I was allowed to photograph the vines for an hour while my wife was swarmed by eight labrador puppies. Brunier, eventually, had another appointment to make, and so we moved on to the village of Gigondas for a strenuous stroll to the top, followed by lunch at Marceau. We, too, were due somewhere in the afternoon: a tasting at Vieux Télégraphe.
To Châteauneuf-du-Pape’s La Crau
The first contrast one notes between Gigondas and Châteauneuf-du-Pape is how pastoral the former is, how urban the later is. One does not see vines immediately when approaching Vieux Télégraphe’s winery from the north, partly because you are suffering from the tunnel vision of the A7. There are tree-lined barriers, berms and concrete walls.

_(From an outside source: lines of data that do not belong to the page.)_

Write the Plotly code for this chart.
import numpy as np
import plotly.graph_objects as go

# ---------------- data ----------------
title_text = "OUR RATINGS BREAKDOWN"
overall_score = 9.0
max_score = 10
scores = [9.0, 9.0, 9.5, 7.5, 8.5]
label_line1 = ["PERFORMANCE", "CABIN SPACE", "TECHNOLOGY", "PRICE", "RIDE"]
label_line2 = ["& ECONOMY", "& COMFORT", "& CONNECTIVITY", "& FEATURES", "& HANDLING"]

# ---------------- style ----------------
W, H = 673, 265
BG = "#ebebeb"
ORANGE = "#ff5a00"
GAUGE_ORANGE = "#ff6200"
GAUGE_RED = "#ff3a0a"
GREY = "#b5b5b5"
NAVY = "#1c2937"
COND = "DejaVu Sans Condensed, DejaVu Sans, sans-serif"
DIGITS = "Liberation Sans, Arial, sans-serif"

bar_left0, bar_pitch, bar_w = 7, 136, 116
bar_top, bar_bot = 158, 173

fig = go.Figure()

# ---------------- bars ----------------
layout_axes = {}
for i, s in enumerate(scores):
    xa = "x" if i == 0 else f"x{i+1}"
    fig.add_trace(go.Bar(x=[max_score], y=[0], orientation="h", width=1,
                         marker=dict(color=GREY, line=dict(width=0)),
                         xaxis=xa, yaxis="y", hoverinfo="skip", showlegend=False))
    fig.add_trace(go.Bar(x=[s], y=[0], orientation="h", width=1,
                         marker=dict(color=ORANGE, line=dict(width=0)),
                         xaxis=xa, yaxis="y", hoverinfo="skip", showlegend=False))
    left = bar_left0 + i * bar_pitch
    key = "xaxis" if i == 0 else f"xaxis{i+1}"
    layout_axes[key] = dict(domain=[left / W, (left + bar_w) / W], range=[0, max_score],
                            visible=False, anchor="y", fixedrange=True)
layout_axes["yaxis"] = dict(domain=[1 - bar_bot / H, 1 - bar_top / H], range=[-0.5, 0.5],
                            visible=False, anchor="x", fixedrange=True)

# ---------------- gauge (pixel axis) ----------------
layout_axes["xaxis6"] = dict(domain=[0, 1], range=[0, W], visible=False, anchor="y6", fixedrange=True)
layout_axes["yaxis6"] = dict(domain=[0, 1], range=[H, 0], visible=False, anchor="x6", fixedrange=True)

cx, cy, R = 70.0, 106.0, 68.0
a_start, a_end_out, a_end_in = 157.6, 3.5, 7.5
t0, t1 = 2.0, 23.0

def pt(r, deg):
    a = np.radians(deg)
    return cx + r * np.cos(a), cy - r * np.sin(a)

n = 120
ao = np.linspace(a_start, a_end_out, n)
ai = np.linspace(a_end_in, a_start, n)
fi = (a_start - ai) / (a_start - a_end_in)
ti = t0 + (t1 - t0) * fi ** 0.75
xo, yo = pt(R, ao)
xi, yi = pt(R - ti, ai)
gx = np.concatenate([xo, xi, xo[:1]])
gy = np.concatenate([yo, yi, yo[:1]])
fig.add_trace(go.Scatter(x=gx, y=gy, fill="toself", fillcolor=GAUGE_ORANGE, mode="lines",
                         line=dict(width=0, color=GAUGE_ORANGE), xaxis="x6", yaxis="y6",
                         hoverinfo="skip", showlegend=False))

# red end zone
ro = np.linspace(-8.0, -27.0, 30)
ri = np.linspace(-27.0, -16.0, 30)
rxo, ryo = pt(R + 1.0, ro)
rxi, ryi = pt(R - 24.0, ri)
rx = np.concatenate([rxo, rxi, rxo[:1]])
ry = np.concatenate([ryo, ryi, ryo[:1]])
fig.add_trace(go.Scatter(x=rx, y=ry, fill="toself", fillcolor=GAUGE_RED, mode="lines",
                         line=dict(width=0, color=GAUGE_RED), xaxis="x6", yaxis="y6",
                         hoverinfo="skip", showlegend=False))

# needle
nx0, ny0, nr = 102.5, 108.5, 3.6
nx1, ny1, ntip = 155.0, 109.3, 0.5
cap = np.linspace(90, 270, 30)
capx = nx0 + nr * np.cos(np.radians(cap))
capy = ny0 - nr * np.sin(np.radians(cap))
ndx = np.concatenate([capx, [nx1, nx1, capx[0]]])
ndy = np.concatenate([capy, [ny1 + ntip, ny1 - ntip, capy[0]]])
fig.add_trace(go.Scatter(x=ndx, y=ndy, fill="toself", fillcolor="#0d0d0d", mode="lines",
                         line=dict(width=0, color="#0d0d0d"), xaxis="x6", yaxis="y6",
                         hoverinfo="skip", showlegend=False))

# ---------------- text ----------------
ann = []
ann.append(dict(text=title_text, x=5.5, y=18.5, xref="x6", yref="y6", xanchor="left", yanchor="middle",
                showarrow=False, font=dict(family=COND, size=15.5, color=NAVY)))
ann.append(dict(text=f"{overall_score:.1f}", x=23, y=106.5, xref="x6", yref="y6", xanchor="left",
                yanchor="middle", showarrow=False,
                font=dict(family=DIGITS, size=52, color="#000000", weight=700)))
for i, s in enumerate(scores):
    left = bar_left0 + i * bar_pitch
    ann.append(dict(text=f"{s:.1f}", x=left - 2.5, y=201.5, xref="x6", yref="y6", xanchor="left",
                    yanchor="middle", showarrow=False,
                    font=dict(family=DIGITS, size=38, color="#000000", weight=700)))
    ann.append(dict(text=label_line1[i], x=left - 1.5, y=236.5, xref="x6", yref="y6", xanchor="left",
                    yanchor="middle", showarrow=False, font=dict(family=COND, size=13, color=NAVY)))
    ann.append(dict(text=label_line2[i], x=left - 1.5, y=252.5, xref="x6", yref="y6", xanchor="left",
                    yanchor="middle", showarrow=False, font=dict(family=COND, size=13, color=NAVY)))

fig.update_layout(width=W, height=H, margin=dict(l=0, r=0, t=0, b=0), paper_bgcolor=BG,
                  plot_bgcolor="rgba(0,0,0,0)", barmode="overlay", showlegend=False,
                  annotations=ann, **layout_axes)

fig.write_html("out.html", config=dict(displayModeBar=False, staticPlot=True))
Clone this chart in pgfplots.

You are not yet swallowed by Avignon, but the business of industrial pulses through the highway corridor, obscuring what lays atop the plateau to your right: a vast expanse of hearty, gnarled vineyards making one of the world’s most prestigious wines.
The facility hidden in a grove of trees is modern, polished and high end. We toured the cellar, bore witness to the archive of Vieux Télégraphe vintages, and then hopped in a car with export manager Claire Latcher to be driven to the top of the esteemed La Crau section of the appellation. Suddenly, Châteauneuf-du-Pape emerged: brightly light from its pale stones, and as unshaded as the sea. I’ve never seen such a startling contrast between two relatively adjacent vineyards, both representing extremes within their respective areas.
La Crau is as harsh and unforgiving as any vineyard I’ve ever strolled. The famous galets roulés — the round stones that cover the area — are both aesthetically interesting to a photographer like me, but also hell on the feet and ankles. The only thing growing up on that plateau were grapevines, and they were majestically thick, twisted and woody — survivors of the highest order. Yet it was a monoculture, a place exposed to not only the elements, but also a warming future. I couldn’t help but ponder its fate. Yet here, too, was a special place of unique geography and human ingenuity. I was struck by how soulful it felt.
The wines from both places are also of the highest order, but to my palate, one is substantially more suited to my tastes: the two wines from Les Pallières. From that elevated and ensconced-in-forest perch up against the mountains, the power seems to come from the freshness of the fruit, not so much the alcohol. And because of that, amazing things are allowed to emerge on the nose and palate.
Much of this has to do with the fundamental differences between Gigondas and Châteauneuf-du-Pape, something that these wines, from the apex producer of both appellations, show perfectly well. The former has always been in the shadow of the latter, partly because the CdP story holds such a power on our imagination. But if you are going on what’s in the glass, I am not so sure the maxims of old will continue to hold. They are two distinctively different wines of origin stemming from a similar backbone of Grenache — your desire for power or grace should be the lone factor in choosing which one.